Aanleiding voor de ministeriële regeling
De nieuwe Regeling fosfaatreductieplan 2017 vervangt het Fosfaatreductieplan ZuivelNL dat de zuivelsector op 14 december 2016 presenteerde. Mede op verzoek van de Europese Commissie besloot de staatssecretaris het sectorplan te borgen via een ministeriële regeling. De gewijzigde juridische basis heeft het mogelijk gemaakt het oorspronkelijke plan -in het belang van een substantiële reductie van de fosfaatproductie- te verbreden en aan te passen. De wijzigingen maken het plan eenvoudiger, robuuster en daardoor ook effectiever.
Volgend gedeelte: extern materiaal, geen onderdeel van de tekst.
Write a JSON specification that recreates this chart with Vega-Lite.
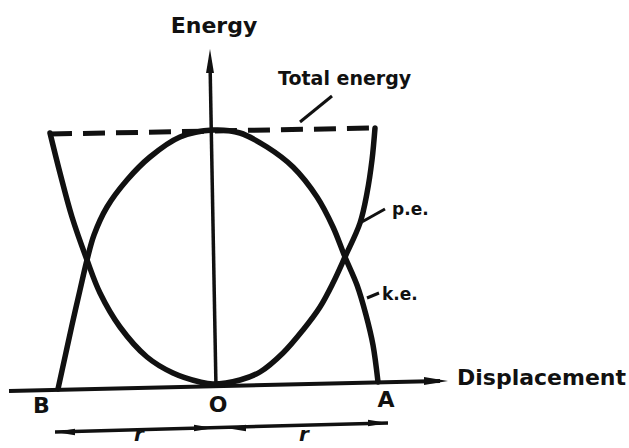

Toepassing van de regeling
De nieuwe regeling is van toepassing op alle koemelk producerende bedrijven én op overige bedrijven met vrouwelijke runderen. Bij de overige bedrijven geldt een aantal uitzonderingen. Houders van vijf vrouwelijke runderen of minder, vleeskalverbedrijven en niet-melk producerende bedrijven die sinds 15 december 2016 maximaal 2 runderen hebben aangevoerd, vallen niet onder de regeling.
Werking van de regeling
De bedrijven die onder de regeling vallen krijgen een referentieaantal gebaseerd op een aantal grootvee-eenheden (GVE’s), zoals geregistreerd in het I&R-systeem. Voor melkleverende bedrijven die niet grondgebonden zijn, is de referentie gelijk aan het aantal GVE’s dat op 2 juli 2015 geregistreerd stond min 4%. Grondgebonden melkveebedrijven krijgen een referentieaantal gelijk aan alle op 2 juli 2015 geregistreerde GVE’s, zonder korting. De regeling verstaat onder een grondgebonden bedrijf een melkveebedrijf dat op basis van de Gecombineerde Opgave 2015 in dat kalenderjaar voldoende grond had om alle mest van melkvee (gerekend in kilogrammen fosfaat) te plaatsen. Niet-melk leverende bedrijven krijgen een referentieaantal gelijk aan het aantal GVE’s dat op 15 december 2016 werd gehouden.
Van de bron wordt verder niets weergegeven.